When the Dodd-Frank Wall Street Reform and Consumer Protection Act was put into place, credit card holders were supposed to benefit from the new regulation. Consumers would receive new notifications for rate fee increases, statements would inform consumers on how long it would take to pay off balances, and credit issuers were required to mail bills at least 21 days before the due date. Now that some time has passed since the Dodd-Frank Act, consumers are still struggling with all time high levels of credit card debt and the fine print coming from credit card companies are smaller than ever. Here are three things you should keep an eye on so you don’t get stung by the credit card companies.
1. Late Fees
Late fees are a big source of ways that credit card companies earn money. Since many of us pay our bills through automatic payment, you should make sure you pay your credit card bill a few days before the actual due date. Some credit card companies will give their customers several weeks to pay their bill before late fees or finance charges will be incurred. However, some credit card companies will begin charging late fees and finance charges literally the next day after the due date. You need to read the fine print on your credit card statements and fulfillments you get from your credit card company because they may change their policies and actually move the dates around.

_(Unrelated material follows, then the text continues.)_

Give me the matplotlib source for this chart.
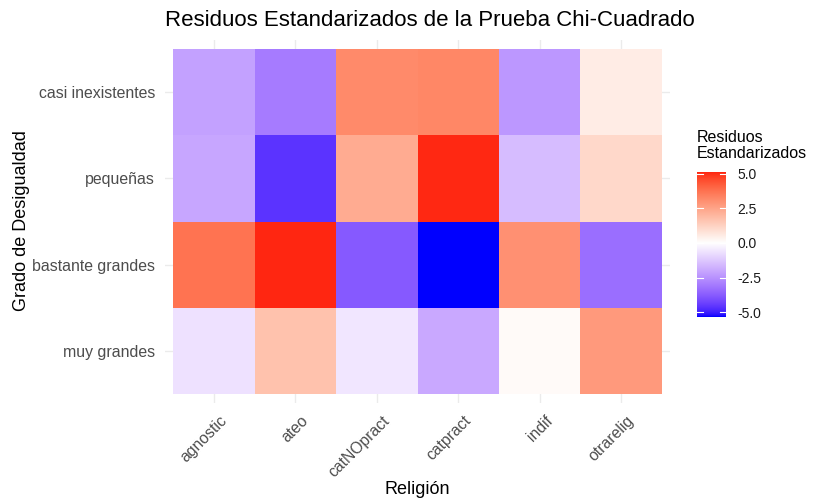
import numpy as np
import matplotlib
matplotlib.use("Agg")
import matplotlib.pyplot as plt
from matplotlib.colors import ListedColormap, Normalize
from matplotlib.transforms import ScaledTranslation

plt.rcParams['font.family'] = ['Liberation Sans', 'DejaVu Sans']

# Datos: residuos estandarizados (filas = grado de desigualdad, columnas = religión)
religiones = ["agnostic", "ateo", "catNOpract", "catpract", "indif", "otrarelig"]
grados = ["muy grandes", "bastante grandes", "pequeñas", "casi inexistentes"]

res_muy_grandes = [-0.68, 1.71, -0.57, -2.00, 0.13, 2.78]
res_bastante_grandes = [3.75, 5.12, -3.83, -5.35, 3.01, -3.36]
res_pequenas = [-2.04, -4.65, 2.33, 5.08, -1.53, 1.10]
res_casi_inexistentes = [-2.17, -3.04, 3.18, 3.28, -2.39, 0.54]

ticks_leyenda = [-5.0, -2.5, 0.0, 2.5, 5.0]


# Escala azul-blanco-rojo interpolada en espacio Lab (como scale_fill_gradient2)
def a_lab(rgb):
    rgb = np.asarray(rgb, dtype=float)
    lin = np.where(rgb <= 0.04045, rgb / 12.92, ((rgb + 0.055) / 1.055) ** 2.4)
    m = np.array([[0.4124, 0.3576, 0.1805],
                  [0.2126, 0.7152, 0.0722],
                  [0.0193, 0.1192, 0.9505]])
    xyz = m @ lin / np.array([0.95047, 1.0, 1.08883])
    f = np.where(xyz > 0.008856, np.cbrt(xyz), 7.787 * xyz + 16 / 116)
    return np.array([116 * f[1] - 16, 500 * (f[0] - f[1]), 200 * (f[1] - f[2])])


def de_lab(lab):
    L, a, b = lab
    fy = (L + 16) / 116
    fx = fy + a / 500
    fz = fy - b / 200
    f = np.array([fx, fy, fz])
    xyz = np.where(f ** 3 > 0.008856, f ** 3, (f - 16 / 116) / 7.787)
    xyz = xyz * np.array([0.95047, 1.0, 1.08883])
    minv = np.array([[3.2406, -1.5372, -0.4986],
                     [-0.9689, 1.8758, 0.0415],
                     [0.0557, -0.2040, 1.0570]])
    lin = np.clip(minv @ xyz, 0, 1)
    rgb = np.where(lin <= 0.0031308, 12.92 * lin, 1.055 * lin ** (1 / 2.4) - 0.055)
    return np.clip(rgb, 0, 1)


azul, blanco, rojo = a_lab([0, 0, 1]), a_lab([1, 1, 1]), a_lab([1, 0, 0])
colores = []
for t in np.linspace(0, 1, 512):
    if t < 0.5:
        u = t / 0.5
        colores.append(de_lab(azul + (blanco - azul) * u))
    else:
        u = (t - 0.5) / 0.5
        colores.append(de_lab(blanco + (rojo - blanco) * u))
cmap = ListedColormap(colores)

z = np.array([res_muy_grandes, res_bastante_grandes, res_pequenas, res_casi_inexistentes])
lim = np.abs(z).max()
norm = Normalize(vmin=-lim, vmax=lim)

fig = plt.figure(figsize=(8.13, 5.04), dpi=100)
ax = fig.add_axes([165 / 813, 1 - 403 / 504, 505 / 813, 363 / 504])

x_bordes = np.arange(len(religiones) + 1) - 0.5
y_bordes = np.arange(len(grados) + 1) - 0.5
ax.pcolormesh(x_bordes, y_bordes, z, cmap=cmap, norm=norm, zorder=2)

ax.set_xlim(-0.6, len(religiones) - 0.4)
ax.set_ylim(-0.6, len(grados) - 0.4)
ax.set_xticks(range(len(religiones)))
ax.set_yticks(range(len(grados)))
ax.set_xticklabels(religiones, rotation=45, ha='right', va='top',
                   rotation_mode='anchor', fontsize=11.3, color='#4D4D4D')
ax.set_yticklabels(grados, fontsize=11.4, color='#4D4D4D')
ax.tick_params(length=0, pad=7)
desplaza = ScaledTranslation(5 / 100, 0, fig.dpi_scale_trans)
for lab in ax.get_xticklabels():
    lab.set_transform(lab.get_transform() + desplaza)
ax.grid(True, color='#EBEBEB', linewidth=1.0, zorder=0)
ax.set_axisbelow(True)
for s in ax.spines.values():
    s.set_visible(False)

fig.text(417 / 813, 1 - 490 / 504, 'Religión', fontsize=13, ha='center', va='center')
fig.text(22 / 813, 1 - 221 / 504, 'Grado de Desigualdad', fontsize=13,
         rotation=90, ha='center', va='center')
ax.set_title('Residuos Estandarizados de la Prueba Chi-Cuadrado',
             fontsize=16, loc='left', pad=10)

# Leyenda (barra de color)
zmin, zmax = z.min(), z.max()
cax = fig.add_axes([697 / 813, 1 - 317 / 504, 29 / 813, 145 / 504])
grad = np.linspace(zmin, zmax, 300).reshape(-1, 1)
cax.imshow(grad, cmap=cmap, norm=norm, aspect='auto', origin='lower',
           extent=[0, 1, zmin, zmax])
for v in ticks_leyenda:
    cax.plot([0, 0.2], [v, v], color='white', linewidth=0.8)
    cax.plot([0.8, 1], [v, v], color='white', linewidth=0.8)
cax.set_xlim(0, 1)
cax.set_ylim(zmin, zmax)
cax.set_xticks([])
cax.yaxis.tick_right()
cax.set_yticks(ticks_leyenda)
cax.set_yticklabels([f'{v:.1f}' for v in ticks_leyenda], fontsize=10, color='#1A1A1A')
cax.tick_params(length=0, pad=8)
for s in cax.spines.values():
    s.set_visible(False)
fig.text(697 / 813, 1 - 130 / 504, 'Residuos\nEstandarizados', fontsize=11.5,
         ha='left', va='top', linespacing=1.1)

fig.savefig('out.png', dpi=100)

2. Introductory Annual Percentage Rate
We see on television and on the internet advertisements that entice us to start a new credit card with a 0% introductory rate. There are also mailers we get that will allow us to transfer our balances over to a new credit card with a 0% interest rate on the balance transfer. If you are going to do a balance transfer to a 0% card, be sure you closely read the fine print on what happens with new purchases or cash advances. Often, the card issuers that give you this 0% rate will charge the maximum possible interest rate on new purchases or new cash advances. It is very important that you decide in advance whether you will need the card you transfer the balance to for floating new credit. If you take a new credit card with an introductory 0% rate, then be sure to read the fine print on how long the interest rate will last and what types of purchases it covers.
3. Inactivity or Annual Fees
Since credit is at a premium today, you need to manage your credit cards more closely than ever. If you are inactive with the credit cards that you have, it is likely today that the credit card companies will shrink your overall credit limit. Some of the credit card companies will get sneaky can actually charge you an inactivity fee if you are not careful or do not spend a certain amount on the card. This is true with many new offers put out to consumers today. In addition, you should be clear when you sign up what the annual fees will be. Some cards offer more rewards, benefits, and features that will make the annual fee worthwhile. However, some cards will charge excessive fees without any real particular benefit.
Credit card companies are business. We all know this. Yet, it is only when we open our statements to see extra charges and fees that we get into a fit of rage with a customer service person that really is less than interested in our diatribe on the phone. Make sure you limit the number of credit cards you have in your wallet and read each piece of new mail you get from your credit card company as they send them to share important information with you. Don’t get caught with your credit card company sneaking into your wallet!